I think people are mistaking feel for “sloppiness”. But feel, that’s the important thing. Feel, to me, is about tension; the possibility that music will fall apart into chaos. Teetering on the edge of noise, which means, on occasion, what can be perceived as errors. Or even actual errors, because that’s a part of feel, too; reaching for something, not effortless achievement.
I lose interest in music if it’s too precise. Someone who can play super fast and super precise is just not interesting. There’s no tension. There’s no feel.
I’m not saying that someone with great technique is always a bad player, but that technique alone is just boring. If there’s zero chance of disaster, well, who cares?
That said, I do enjoy classical music, but even there I can hear a difference between a passionate player and a mechanical one.
I (barely) remember a review of a performance that stated that the drummer “needed to be more analog”.
Speaking of “too precise”, I took the kids to an Interpol concert. No interaction with the crowd, nothing but precise “Just Like On The CD” playing. I got so bored.
This is how I feel about Weezer’s Pinkerton. I have no idea if it uses sloppy technique, but it sounds like the entire band is drunk. Even Rivers compared the lyrics to a drunk dial, just an embarrassingly exposed, insecure rambling mess.
And man is it good.
That’s where some of the best stuff lives. In the gut.

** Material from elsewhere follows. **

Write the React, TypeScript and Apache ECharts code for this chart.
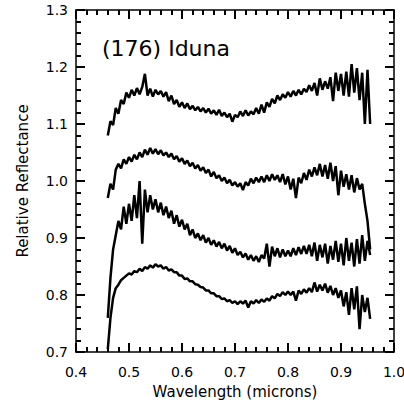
import React, { useEffect, useRef } from "react";
import * as echarts from "echarts";

const wavelengths = [
  0.460, 0.465, 0.470, 0.475, 0.480, 0.485, 0.490, 0.495, 0.500, 0.505,
  0.510, 0.515, 0.520, 0.525, 0.530, 0.535, 0.540, 0.545, 0.550, 0.555,
  0.560, 0.565, 0.570, 0.575, 0.580, 0.585, 0.590, 0.595, 0.600, 0.605,
  0.610, 0.615, 0.620, 0.625, 0.630, 0.635, 0.640, 0.645, 0.650, 0.655,
  0.660, 0.665, 0.670, 0.675, 0.680, 0.685, 0.690, 0.695, 0.700, 0.705,
  0.710, 0.715, 0.720, 0.725, 0.730, 0.735, 0.740, 0.745, 0.750, 0.755,
  0.760, 0.765, 0.770, 0.775, 0.780, 0.785, 0.790, 0.795, 0.800, 0.805,
  0.810, 0.815, 0.820, 0.825, 0.830, 0.835, 0.840, 0.845, 0.850, 0.855,
  0.860, 0.865, 0.870, 0.875, 0.880, 0.885, 0.890, 0.895, 0.900, 0.905,
  0.910, 0.915, 0.920, 0.925, 0.930, 0.935, 0.940, 0.945, 0.950, 0.955,
];

const spectrum1 = [
  1.080, 1.105, 1.098, 1.128, 1.118, 1.142, 1.135, 1.155, 1.146, 1.160,
  1.150, 1.163, 1.152, 1.165, 1.188, 1.150, 1.162, 1.148, 1.160, 1.152,
  1.158, 1.148, 1.156, 1.140, 1.150, 1.135, 1.142, 1.130, 1.138, 1.128,
  1.136, 1.126, 1.132, 1.124, 1.130, 1.122, 1.128, 1.120, 1.127, 1.118,
  1.124, 1.116, 1.125, 1.114, 1.120, 1.112, 1.118, 1.104, 1.116, 1.112,
  1.122, 1.114, 1.124, 1.115, 1.122, 1.117, 1.128, 1.118, 1.134, 1.120,
  1.138, 1.130, 1.144, 1.136, 1.150, 1.142, 1.152, 1.146, 1.156, 1.148,
  1.158, 1.150, 1.160, 1.152, 1.162, 1.156, 1.168, 1.158, 1.172, 1.150,
  1.180, 1.160, 1.175, 1.162, 1.182, 1.140, 1.190, 1.158, 1.188, 1.150,
  1.192, 1.148, 1.205, 1.155, 1.198, 1.142, 1.190, 1.100, 1.195, 1.100,
];

const spectrum2 = [
  0.970, 0.995, 0.985, 1.020, 1.030, 1.022, 1.038, 1.030, 1.042, 1.034,
  1.046, 1.038, 1.050, 1.042, 1.055, 1.046, 1.058, 1.048, 1.056, 1.047,
  1.054, 1.045, 1.050, 1.042, 1.048, 1.038, 1.044, 1.034, 1.040, 1.030,
  1.036, 1.026, 1.032, 1.022, 1.028, 1.018, 1.024, 1.014, 1.020, 1.008,
  1.016, 1.005, 1.010, 1.000, 1.006, 0.996, 1.002, 0.992, 0.998, 0.990,
  0.996, 0.984, 0.998, 0.992, 1.004, 0.996, 1.006, 0.998, 1.008, 0.998,
  1.010, 1.000, 1.012, 1.002, 1.010, 0.998, 1.012, 0.994, 1.008, 0.985,
  1.004, 0.970, 1.006, 0.996, 1.014, 1.002, 1.020, 1.008, 1.024, 1.010,
  1.030, 1.008, 1.028, 1.004, 1.032, 1.000, 1.026, 0.975, 1.018, 0.990,
  1.012, 0.985, 1.010, 0.980, 1.005, 0.985, 0.995, 0.960, 0.930, 0.880,
];

const spectrum3 = [
  0.760, 0.830, 0.880, 0.905, 0.930, 0.915, 0.955, 0.925, 0.960, 0.930,
  0.975, 0.935, 1.000, 0.890, 0.985, 0.945, 0.975, 0.950, 0.968, 0.945,
  0.962, 0.940, 0.955, 0.935, 0.948, 0.925, 0.940, 0.920, 0.932, 0.915,
  0.925, 0.905, 0.915, 0.900, 0.908, 0.896, 0.905, 0.892, 0.900, 0.888,
  0.896, 0.885, 0.893, 0.882, 0.890, 0.878, 0.886, 0.874, 0.882, 0.870,
  0.876, 0.866, 0.873, 0.862, 0.870, 0.860, 0.868, 0.858, 0.870, 0.864,
  0.890, 0.850, 0.885, 0.868, 0.882, 0.866, 0.880, 0.868, 0.878, 0.868,
  0.882, 0.870, 0.884, 0.872, 0.886, 0.872, 0.888, 0.868, 0.892, 0.860,
  0.888, 0.866, 0.890, 0.855, 0.886, 0.862, 0.895, 0.858, 0.890, 0.852,
  0.900, 0.860, 0.892, 0.850, 0.898, 0.855, 0.905, 0.860, 0.895, 0.870,
];

const spectrum4 = [
  0.705, 0.760, 0.795, 0.812, 0.818, 0.826, 0.830, 0.834, 0.838, 0.836,
  0.842, 0.840, 0.846, 0.842, 0.849, 0.846, 0.852, 0.848, 0.854, 0.850,
  0.852, 0.846, 0.849, 0.843, 0.845, 0.840, 0.840, 0.834, 0.834, 0.828,
  0.829, 0.824, 0.824, 0.819, 0.818, 0.814, 0.813, 0.808, 0.808, 0.803,
  0.803, 0.798, 0.798, 0.793, 0.794, 0.789, 0.791, 0.786, 0.789, 0.784,
  0.789, 0.785, 0.790, 0.778, 0.789, 0.785, 0.791, 0.786, 0.792, 0.788,
  0.794, 0.790, 0.798, 0.794, 0.802, 0.798, 0.805, 0.800, 0.806, 0.800,
  0.806, 0.790, 0.808, 0.802, 0.810, 0.804, 0.812, 0.805, 0.822, 0.806,
  0.818, 0.808, 0.820, 0.804, 0.816, 0.800, 0.812, 0.795, 0.808, 0.780,
  0.805, 0.765, 0.812, 0.775, 0.815, 0.740, 0.800, 0.770, 0.795, 0.758,
];

const spectra = [spectrum1, spectrum2, spectrum3, spectrum4];
const xTicks = [0.4, 0.5, 0.6, 0.7, 0.8, 0.9, 1.0];
const yTicks = [0.7, 0.8, 0.9, 1.0, 1.1, 1.2, 1.3];
const title = "(176) Iduna";
const xTitle = "Wavelength (microns)";
const yTitle = "Relative Reflectance";
const FONT = "DejaVu Sans";

export default function App() {
  const ref = useRef<HTMLDivElement>(null);
  useEffect(() => {
    if (!ref.current) return;
    const chart = echarts.init(ref.current, undefined, { renderer: "svg" });
    const xMin = xTicks[0];
    const xMax = xTicks[xTicks.length - 1];
    const yMin = yTicks[0];
    const yMax = yTicks[yTicks.length - 1];
    const axisLine = { show: true, onZero: false, lineStyle: { color: "#000", width: 1.5 } };
    const ticks = () => ({
      axisTick: { show: true, inside: true, length: 9, lineStyle: { color: "#000", width: 2 } },
      minorTick: { show: true, splitNumber: 5, length: 5, lineStyle: { color: "#000", width: 2 } },
      splitLine: { show: false },
    });
    const hiddenLabel = () => ({
      show: true,
      color: "rgba(0,0,0,0)",
      fontSize: 1,
      margin: 0,
      formatter: () => " ",
    });
    chart.setOption({
      animation: false,
      backgroundColor: "#fff",
      grid: { left: 76, right: 10, top: 10, bottom: 51, outerBoundsMode: "none" },
      xAxis: [
        {
          type: "value", min: xMin, max: xMax, interval: 0.1, position: "bottom",
          axisLine, ...ticks(),
          axisLabel: {
            show: true, color: "#000", fontFamily: FONT, fontSize: 14, margin: 13,
            formatter: (v: number) => v.toFixed(1),
          },
          name: xTitle, nameLocation: "middle", nameGap: 32,
          nameTextStyle: { color: "#000", fontFamily: FONT, fontSize: 15 },
        },
        {
          type: "value", min: xMin, max: xMax, interval: 0.1, position: "top",
          axisLine, ...ticks(),
          axisLabel: hiddenLabel(),
        },
      ],
      yAxis: [
        {
          type: "value", min: yMin, max: yMax, interval: 0.1, position: "left",
          axisLine, ...ticks(),
          axisLabel: {
            show: true, color: "#000", fontFamily: FONT, fontSize: 14, margin: 8,
            formatter: (v: number) => v.toFixed(1),
          },
          name: yTitle, nameLocation: "middle", nameGap: 46,
          nameTextStyle: { color: "#000", fontFamily: FONT, fontSize: 15 },
        },
        {
          type: "value", min: yMin, max: yMax, interval: 0.1, position: "right",
          axisLine, ...ticks(),
          axisLabel: hiddenLabel(),
        },
      ],
      graphic: [
        { type: "text", left: 102, top: 37, style: { text: title, fill: "#000", font: `22px "${FONT}"` } },
      ],
      series: spectra.map((s) => ({
        type: "line", symbol: "none",
        lineStyle: { color: "#000", width: 2.5 },
        data: wavelengths.map((w, i) => [w, s[i]]),
      })),
    });
    return () => chart.dispose();
  }, []);
  return (
    <div ref={ref} style={{ position: "absolute", left: 0, top: 0, width: 404, height: 403 }} />
  );
}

For “Rainy Day Women #12 & 35” Bob Dylan really did get the whole band drunk and stoned, to create one of the sloppiest sides ever recorded. This glorious mess was deliberate:
Mark Knopfler. Not for the guitar playing, he’s a genius at that, but for the singing voice, which is passable but nothing special. Sounds great to me though.
Ha, that’s probably the first Dylan song I ever heard. I don’t know too many others. He’s not a very good singer and that’s always kinda put me off. But it’s a fun song and he actually doesn’t sound too bad there.
Probably not very long. Dylan was a highly prolific and fast writer in his magical years from 1962-66, he sometimes penned songs on the side in cafés on napkins. Doesn’t mean that he didn’t carefully craft songs, “Mr. Tambourine Man” definitely wasn’t written in 10 minutes, nor was “Subterranean Homesick Blues”
There’s a famous anecdote about the two songwriter geniuses Dylan and Leonard Cohen. They met shortly after Dylan’s album “Infidels” had been released, and Cohen asked him “I like your new song “I And I”. How long did it take you to write?” Dylan replied “I don’t know, 15 Minutes perhaps. I like your song “Hallelujah”. How long did you take?” Cohen: “15 years.”